Factory quote questions to send
- What organic cotton fabric weight are you quoting, in GSM and oz, and is it greige, bleached, dyed, or natural unbleached?
- Is the fabric certified organic under the buyer's required chain-of-custody system, and what documents can be matched to this PO?
- Which print method is included in the quote, and how many print colors, print positions, and print size limits are covered?
- What is the MOQ for this fabric weight and color, and does the MOQ change if we need custom dyed organic cotton?
- Can you provide a preload photo packet before shipment release, and which exact photos are included as standard?
- Will the quote include sample making, print strike-off, courier cost, packing material, carton marks, and export carton testing if required?
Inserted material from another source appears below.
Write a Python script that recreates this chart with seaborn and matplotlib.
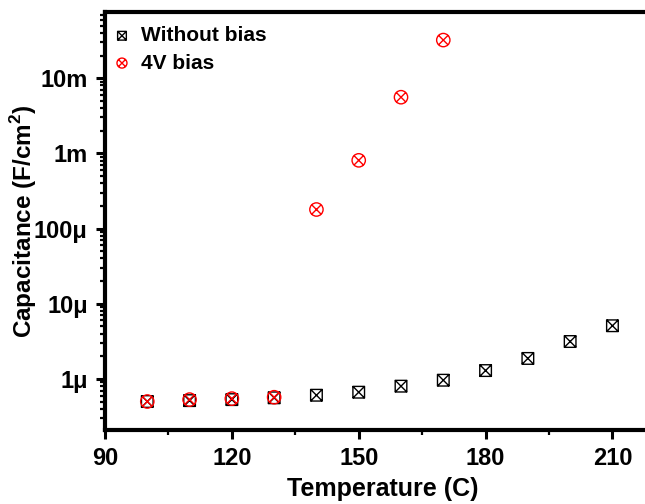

- What is the sample lead time after artwork confirmation, and what is the bulk lead time after sample approval and deposit?
- How many pieces per carton are used for this bag size and fabric weight, and what are the estimated carton dimensions and gross weight?
- Can you separate photo evidence by carton number, batch, or production line if the order ships in multiple lots?
- Who signs off the final photo packet at the factory: merchandiser, QC, production supervisor, or shipping clerk?
Quality-control points to confirm
- Bag dimensions must match the approved tolerance after sewing and pressing, not only before packing.
- Fabric GSM should be checked from production fabric, not only the development swatch.
- Print position, print size, print color, ink coverage, and curing must match the approved strike-off or sealed sample.
- Handle width, handle drop, and handle joint stitching must be photographed clearly because failures often happen after loading weight.
- Side seams, bottom seams, and gusset corners should show no skipped stitches, open seams, needle damage, or loose thread tails.
- Care label, side label, hangtag, barcode label, and carton mark must use the correct PO, SKU, origin, and fiber wording.
- Carton packing must match the packing list: pieces per inner pack, pieces per carton, carton sequence, and total carton count.
- Photos must include enough background context to prove they are from finished bulk goods, not only from a retained sample.
- If the shipment is inspected by a third party, the preload photo set should not contradict the inspection report.
- Shipment release should wait until photo issues are answered in writing, especially for carton marks, mixed colors, and wrong packing counts.